Keywords: XML | null elements | xsi:nil
Abstract: This paper provides a comprehensive examination of various methods for representing null elements in XML, with particular focus on the W3C-standardized xsi:nil="true" approach. Through comparative analysis of empty elements, omitted elements, and null child elements, the article elucidates the semantic differences and appropriate use cases for each method. Drawing from XML Schema specifications, it highlights the advantages of xsi:nil in maintaining structural integrity while accurately representing null values, and offers practical implementation guidelines.
Overview of XML Null Element Representation
In XML data processing, correctly representing null elements is a common yet frequently misunderstood requirement. Different representation methods carry distinct semantic meanings and produce varying processing outcomes, making understanding these differences crucial for developing robust XML applications.
Comparative Analysis of Primary Methods
Several approaches exist for representing null XML elements, each with specific semantic implications:
Using xsi:nil="true" Attribute
This is the method recommended by W3C XML Schema standards. When an element carries the xsi:nil="true" attribute, it indicates an explicitly null value rather than merely an empty string. For example:
<book>
<title>Beowulf</title>
<author xsi:nil="true"/>
</book>
With this representation, the DOM Level 2 getElementValue() method returns a NULL value instead of an empty string. This approach is particularly valuable for elements whose content types typically do not permit empty content.
Using Empty Element Tags
Empty elements can be represented through self-closing tags or tags with empty content:
<book>
<title>Beowulf</title>
<author/>
</book>
Or alternatively:
<book>
<title>Beowulf</title>
<author></author>
</book>
In these cases, getElementValue() returns an empty string (""), semantically indicating a zero-length string value rather than NULL.
Complete Element Omission
Another approach involves entirely excluding the element:
<book>
<title>Beowulf</title>
</book>
This method signifies that the element is inapplicable to the current context or that the relevant information is unavailable. In event-driven processing such as XSLT transformations, templates matching this element will not be invoked.
Using Null Child Elements
Some implementations employ dedicated null child elements:
<book>
<title>Beowulf</title>
<author><null/></author>
</book>
While not standard practice, this approach may be encountered in specific application contexts.

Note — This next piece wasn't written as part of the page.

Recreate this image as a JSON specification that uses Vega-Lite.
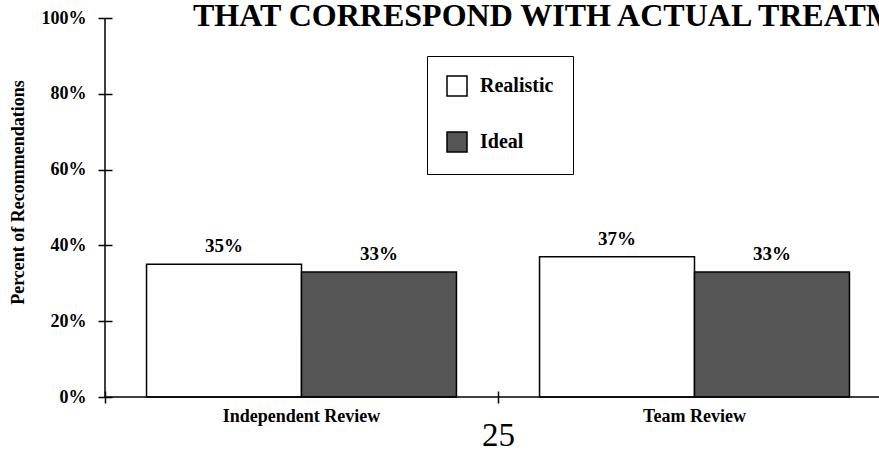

Semantic Differences Analysis
Different representation methods convey distinct semantic information:
Semantics of Element Omission
When an element is completely omitted, it indicates that the concept is inapplicable in the current context. Using book series information as an example, omitting the book:series element might signify that the book belongs to no series, or that series information is irrelevant to this book type.
Distinction Between Empty Elements and xsi:nil
Empty elements (such as <author/>) represent elements with empty string values, while xsi:nil="true" indicates explicitly null elements. In XSLT processing, both trigger matching templates, but current() returns different values: empty string for empty elements versus genuine null for xsi:nil.

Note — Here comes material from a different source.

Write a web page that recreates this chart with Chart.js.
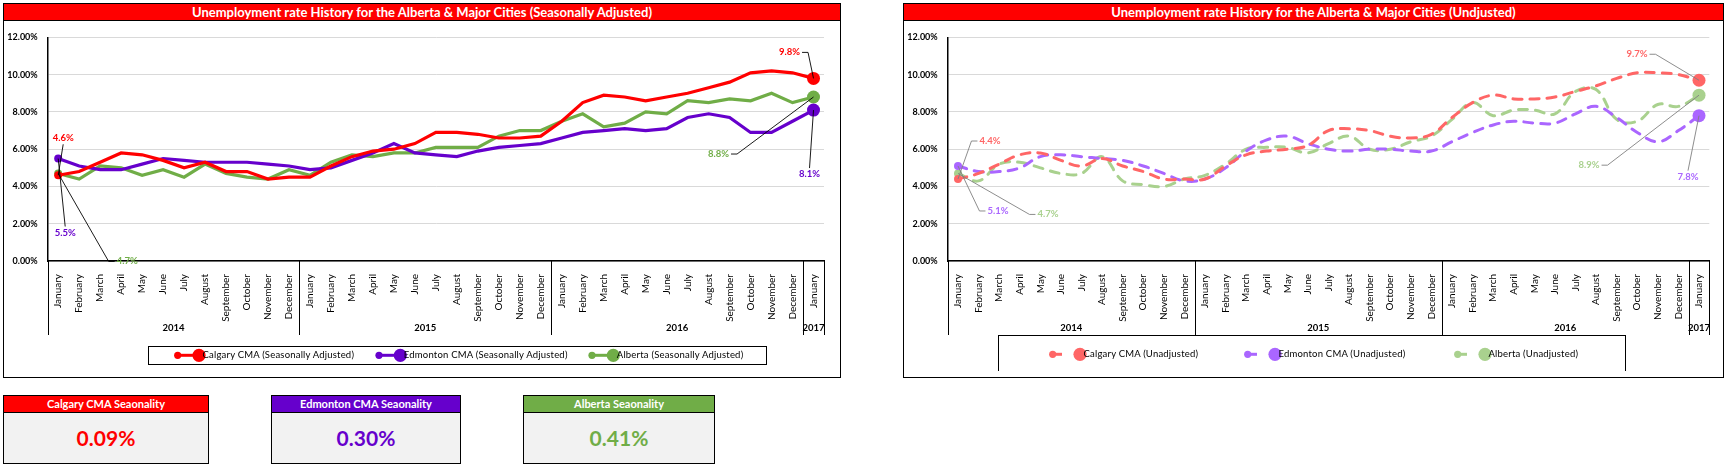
<!DOCTYPE html>
<html>
<head>
<meta charset="utf-8">
<script src="https://cdn.jsdelivr.net/npm/chart.js@4.4.1/dist/chart.umd.min.js"></script>
<style>
  body { margin: 0; background: #fff; font-family: Lato, "Open Sans", sans-serif; }
  #page { position: relative; width: 1728px; height: 467px; overflow: hidden; }
  .panel { position: absolute; border: 1.5px solid #000; box-sizing: border-box; }
  .ptitle { position: absolute; left: 0; right: 0; top: 0; height: 16px; line-height: 16px;
            background: #FF0000; color: #fff; font-weight: bold; font-size: 13px; text-align: center;
            border-bottom: 1px solid #000; white-space: nowrap; }
  .chartbox { position: absolute; }
  .legend { position: absolute; border: 1px solid #000; box-sizing: border-box; }
  .legend svg { position: absolute; left: 0; top: 0; overflow: visible; }
  .legend span { position: absolute; font-size: 9.5px; color: #000; white-space: nowrap; line-height: 12px; letter-spacing: 0.2px; }
  .kpi { position: absolute; border: 1.5px solid #000; box-sizing: border-box; background: #F2F2F2; }
  .kpi .head { height: 16px; line-height: 16px; color: #fff; font-weight: bold; font-size: 11px;
               text-align: center; border-bottom: 1px solid #000; white-space: nowrap; }
  .kpi .val { text-align: center; font-weight: bold; font-size: 21px; line-height: 50px; }
</style>
</head>
<body>
<div id="page">
  <div class="panel" style="left:3px;top:3px;width:838px;height:375px;">
    <div class="ptitle">Unemployment rate History for the Alberta &amp; Major Cities (Seasonally Adjusted)</div>
  </div>
  <div class="panel" style="left:903px;top:3px;width:821px;height:375px;">
    <div class="ptitle">Unemployment rate History for the Alberta &amp; Major Cities (Undjusted)</div>
  </div>
  <div class="chartbox" style="left:4px;top:22px;width:836px;height:355px;"><canvas id="chartSA"></canvas></div>
  <div class="chartbox" style="left:904px;top:22px;width:819px;height:355px;"><canvas id="chartNSA"></canvas></div>
  <div class="legend" id="legendSA" style="left:148px;top:346px;width:619px;height:19px;"></div>
  <div class="legend" id="legendNSA" style="left:998px;top:335px;width:628px;height:36px;border-bottom:none;"></div>
  <div id="kpis"></div>
</div>
<script>
// ---- data ----
const months = ['January','February','March','April','May','June','July','August','September','October','November','December',
  'January','February','March','April','May','June','July','August','September','October','November','December',
  'January','February','March','April','May','June','July','August','September','October','November','December',
  'January'];
const years = ['2014', '2015', '2016', '2017'];
const yearSpans = [12, 12, 12, 1];

const calgarySA   = [4.6,4.8,5.3,5.8,5.7,5.4,5.0,5.3,4.8,4.8,4.4,4.5, 4.5,5.1,5.6,5.9,6.0,6.3,6.9,6.9,6.8,6.6,6.6,6.7, 7.5,8.5,8.9,8.8,8.6,8.8,9.0,9.3,9.6,10.1,10.2,10.1, 9.8];
const edmontonSA  = [5.5,5.1,4.9,4.9,5.2,5.5,5.4,5.3,5.3,5.3,5.2,5.1, 4.9,5.0,5.4,5.8,6.3,5.8,5.7,5.6,5.9,6.1,6.2,6.3, 6.6,6.9,7.0,7.1,7.0,7.1,7.7,7.9,7.7,6.9,6.9,7.5, 8.1];
const albertaSA   = [4.7,4.4,5.1,5.0,4.6,4.9,4.5,5.2,4.7,4.5,4.4,4.9, 4.6,5.3,5.7,5.6,5.8,5.8,6.1,6.1,6.1,6.7,7.0,7.0, 7.5,7.9,7.2,7.4,8.0,7.9,8.6,8.5,8.7,8.6,9.0,8.5, 8.8];

const calgaryNSA  = [4.4,4.7,5.2,5.7,5.8,5.4,5.1,5.5,5.1,4.8,4.4,4.4, 4.4,5.1,5.7,5.9,6.0,6.2,7.0,7.1,7.0,6.7,6.6,6.8, 7.7,8.5,8.9,8.7,8.7,8.8,9.1,9.4,9.8,10.1,10.1,10.0, 9.7];
const edmontonNSA = [5.1,4.8,4.8,5.0,5.6,5.7,5.6,5.5,5.4,5.1,4.7,4.3, 4.4,5.0,5.9,6.5,6.7,6.3,6.0,5.9,6.0,6.0,5.9,5.9, 6.4,6.9,7.3,7.5,7.4,7.4,7.9,8.3,7.7,6.9,6.4,7.0, 7.8];
const albertaNSA  = [4.7,4.3,5.2,5.3,5.0,4.7,4.7,5.6,4.3,4.1,4.0,4.4, 4.6,5.2,6.0,6.1,6.1,5.8,6.3,6.7,6.0,6.0,6.4,6.7, 7.6,8.5,7.8,8.1,8.1,7.9,9.1,9.2,7.6,7.5,8.4,8.3, 8.9];

const seasonalityNames  = ['Calgary CMA Seaonality', 'Edmonton CMA Seaonality', 'Alberta Seaonality'];
const seasonalityValues = [0.09, 0.30, 0.41];

const FONT = 'Lato';
const COLORS_SA  = ['#FF0000', '#6600CC', '#70AD47'];
const COLORS_NSA = ['#FF6666', '#AA66FF', '#A9D18E'];

// draws the year row under the month labels
const yearAxis = {
  id: 'yearAxis',
  afterDraw(chart, args, opts) {
    const { ctx, chartArea: a, scales: { x } } = chart;
    const half = (x.getPixelForValue(1) - x.getPixelForValue(0)) / 2;
    ctx.save();
    ctx.strokeStyle = '#000';
    ctx.lineWidth = 1;
    ctx.fillStyle = '#000';
    ctx.font = 'bold 9.5px ' + FONT;
    ctx.textAlign = 'center';
    ctx.textBaseline = 'middle';
    const vline = xp => {
      const xx = Math.round(xp) + 0.5;
      ctx.beginPath(); ctx.moveTo(xx, a.bottom); ctx.lineTo(xx, opts.bottom); ctx.stroke();
    };
    let start = 0;
    vline(x.getPixelForValue(0) - half);
    opts.years.forEach((yr, k) => {
      const end = start + opts.spans[k] - 1;
      const l = x.getPixelForValue(start) - half;
      const r = x.getPixelForValue(end) + half;
      vline(r);
      ctx.fillText(yr, (l + r) / 2, opts.labelY);
      start = end + 1;
    });
    ctx.restore();
  }
};

// value labels with leader lines on first / last points
const callouts = {
  id: 'callouts',
  afterDatasetsDraw(chart, args, opts) {
    const ctx = chart.ctx;
    ctx.save();
    ctx.font = 'bold 9.5px ' + FONT;
    ctx.textAlign = 'center';
    ctx.textBaseline = 'middle';
    ctx.strokeStyle = opts.lineColor;
    ctx.lineWidth = 0.9;
    opts.items.forEach(it => {
      const ds = chart.data.datasets[it.ds];
      const pt = chart.getDatasetMeta(it.ds).data[it.idx];
      const text = ds.data[it.idx].toFixed(1) + '%';
      const lx = pt.x + it.dx, ly = pt.y + it.dy;
      const w = ctx.measureText(text).width, h = 10;
      let sx, sy, ex = null;
      if (it.side === 'left')       { sx = lx - w / 2 - 2; sy = ly; ex = sx - 6; }
      else if (it.side === 'right') { sx = lx + w / 2 + 2; sy = ly; ex = sx + 6; }
      else if (it.side === 'top')   { sx = lx; sy = ly - h / 2 - 1; }
      else                          { sx = lx; sy = ly + h / 2 + 1; }
      ctx.beginPath();
      ctx.moveTo(sx, sy);
      if (ex !== null) ctx.lineTo(ex, sy);
      ctx.lineTo(pt.x, pt.y);
      ctx.stroke();
      ctx.fillStyle = ds.borderColor;
      ctx.fillText(text, lx, ly);
    });
    ctx.restore();
  }
};

function endRadius(ctx) {
  const n = ctx.dataset.data.length;
  if (ctx.dataIndex === 0) return 4;
  if (ctx.dataIndex === n - 1) return 6.5;
  return 0;
}

function makeChart(id, series, names, colors, dashed, rightPad, calloutItems, leaderColor) {
  const datasets = series.map((s, i) => ({
    label: names[i],
    data: s,
    borderColor: colors[i],
    backgroundColor: colors[i],
    borderWidth: dashed ? 3 : 3.2,
    borderDash: dashed ? [9, 8] : [],
    borderCapStyle: dashed ? 'round' : 'butt',
    tension: dashed ? 0.4 : 0,
    pointRadius: endRadius,
    pointBorderWidth: 0,
    pointBackgroundColor: colors[i],
    pointHoverRadius: 0
  }));
  return new Chart(document.getElementById(id), {
    type: 'line',
    data: { labels: months, datasets },
    plugins: [yearAxis, callouts],
    options: {
      responsive: true,
      maintainAspectRatio: false,
      animation: false,
      layout: { padding: { top: 15.3, right: rightPad, left: 0, bottom: 0 } },
      plugins: {
        legend: { display: false },
        tooltip: { enabled: false },
        yearAxis: { years, spans: yearSpans, labelY: 305.7, bottom: 313 },
        callouts: { items: calloutItems, lineColor: leaderColor }
      },
      scales: {
        x: {
          offset: true,
          grid: { display: false },
          border: { display: true, color: '#000', width: 1.5 },
          ticks: { autoSkip: false, maxRotation: 90, minRotation: 90, padding: 5,
                   color: '#000', font: { family: FONT, size: 10 } },
          afterFit: s => { s.height = 116; }
        },
        y: {
          min: 0, max: 12,
          grid: { color: '#D9D9D9', drawTicks: false },
          border: { display: true, color: '#000', width: 1.5 },
          ticks: { stepSize: 2, padding: 10, color: '#000',
                   font: { family: FONT, size: 9, weight: 'bold' },
                   callback: v => v.toFixed(2) + '%' },
          afterFit: s => { s.width = 43.7; }
        }
      }
    }
  });
}

const namesSA  = ['Calgary CMA (Seasonally Adjusted)', 'Edmonton CMA (Seasonally Adjusted)', 'Alberta (Seasonally Adjusted)'];
const namesNSA = ['Calgary CMA (Unadjusted)', 'Edmonton CMA (Unadjusted)', 'Alberta (Unadjusted)'];

makeChart('chartSA', [calgarySA, edmontonSA, albertaSA], namesSA, COLORS_SA, false, 16, [
  { ds: 0, idx: 0,  dx: 5,   dy: -37, side: 'bottom' },
  { ds: 1, idx: 0,  dx: 7,   dy: 74,  side: 'top' },
  { ds: 2, idx: 0,  dx: 69,  dy: 88,  side: 'left' },
  { ds: 0, idx: 36, dx: -24, dy: -26, side: 'right' },
  { ds: 2, idx: 36, dx: -95, dy: 57,  side: 'right' },
  { ds: 1, idx: 36, dx: -4,  dy: 64,  side: 'top' }
], '#000');

makeChart('chartNSA', [calgaryNSA, edmontonNSA, albertaNSA], namesNSA, COLORS_NSA, true, 13.7, [
  { ds: 0, idx: 0,  dx: 32,   dy: -38, side: 'left' },
  { ds: 1, idx: 0,  dx: 40,   dy: 45,  side: 'left' },
  { ds: 2, idx: 0,  dx: 90,   dy: 41,  side: 'left' },
  { ds: 0, idx: 36, dx: -62,  dy: -26, side: 'right' },
  { ds: 2, idx: 36, dx: -110, dy: 70,  side: 'right' },
  { ds: 1, idx: 36, dx: -11,  dy: 61,  side: 'top' }
], '#808080');

// legends
function buildLegend(el, names, colors, xs, cy, dashed) {
  const ns = 'http://www.w3.org/2000/svg';
  const svg = document.createElementNS(ns, 'svg');
  svg.setAttribute('width', el.clientWidth);
  svg.setAttribute('height', 40);
  el.appendChild(svg);
  const mk = (tag, attrs) => {
    const e = document.createElementNS(ns, tag);
    for (const k in attrs) e.setAttribute(k, attrs[k]);
    svg.appendChild(e);
  };
  names.forEach((name, i) => {
    const x0 = xs[i];
    const big = dashed ? x0 + 27.3 : x0 + 21.3;
    const stubEnd = dashed ? x0 + 9.3 : big;
    mk('line', { x1: x0, y1: cy, x2: stubEnd, y2: cy, stroke: colors[i], 'stroke-width': 3 });
    mk('circle', { cx: x0, cy, r: 3.6, fill: colors[i] });
    mk('circle', { cx: big, cy, r: 6.6, fill: colors[i] });
    const t = document.createElement('span');
    t.textContent = name;
    t.style.left = (big + 3.5) + 'px';
    t.style.top = (cy - 6) + 'px';
    el.appendChild(t);
  });
}
buildLegend(document.getElementById('legendSA'), namesSA, COLORS_SA, [28.7, 230, 443], 8.3, false);
buildLegend(document.getElementById('legendNSA'), namesNSA, COLORS_NSA, [53.7, 248.7, 458.7], 18.3, true);

// seasonality boxes
const kpiBoxes = [{ left: 3.3, width: 205.4 }, { left: 271.3, width: 189.4 }, { left: 523.3, width: 191.4 }];
const kpiWrap = document.getElementById('kpis');
seasonalityNames.forEach((name, i) => {
  const box = document.createElement('div');
  box.className = 'kpi';
  box.style.left = kpiBoxes[i].left + 'px';
  box.style.top = '395px';
  box.style.width = kpiBoxes[i].width + 'px';
  box.style.height = '69px';
  const head = document.createElement('div');
  head.className = 'head';
  head.style.background = COLORS_SA[i];
  head.textContent = name;
  const val = document.createElement('div');
  val.className = 'val';
  val.style.color = COLORS_SA[i];
  val.textContent = seasonalityValues[i].toFixed(2) + '%';
  box.appendChild(head);
  box.appendChild(val);
  kpiWrap.appendChild(box);
});
</script>
</body>
</html>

W3C Standard Specifications
According to W3C XML Schema specifications, the xsi:nil mechanism enables elements to be considered valid even when they possess content types that normally prohibit empty content. Specifically:
- Elements with
xsi:nil="true"attributes must be empty - Such elements may carry attributes if permitted by their corresponding complex types
- Elements are marked as valid despite having no content
Practical Application Scenarios
Selection of appropriate representation methods across different contexts:
XSLT Transformation Context
In XSLT transformations, both empty elements and xsi:nil trigger template matching, while omitted elements do not. This is particularly important for maintaining output structure consistency, such as ensuring correct column counts in generated HTML tables.
Data Type Constraint Scenarios
xsi:nil="true" proves especially valuable for enumerated or numeric element types. For instance, when language elements are defined as enumeration types, xsi:nil permits elements to lack data without requiring empty string inclusion in enumeration values.
Database Mapping Context
In XML-to-database mapping scenarios, xsi:nil accurately represents database NULL values, while empty elements typically map to empty strings.
Best Practice Recommendations
Based on the preceding analysis, the following best practices are recommended:
- Use
xsi:nil="true"when clear distinction between NULL values and empty strings is required - Define
nillable="true"in XML Schema for potentially null elements - Avoid non-standard null child element representations
- Select element omission based on business semantics
- Consider semantic differences among representation methods during XML processing
Proper understanding and application of XML null element representation methods are essential for developing accurate, robust XML applications. By adhering to W3C standards and considering specific application contexts, developers can ensure semantic accuracy and processing consistency in XML data handling.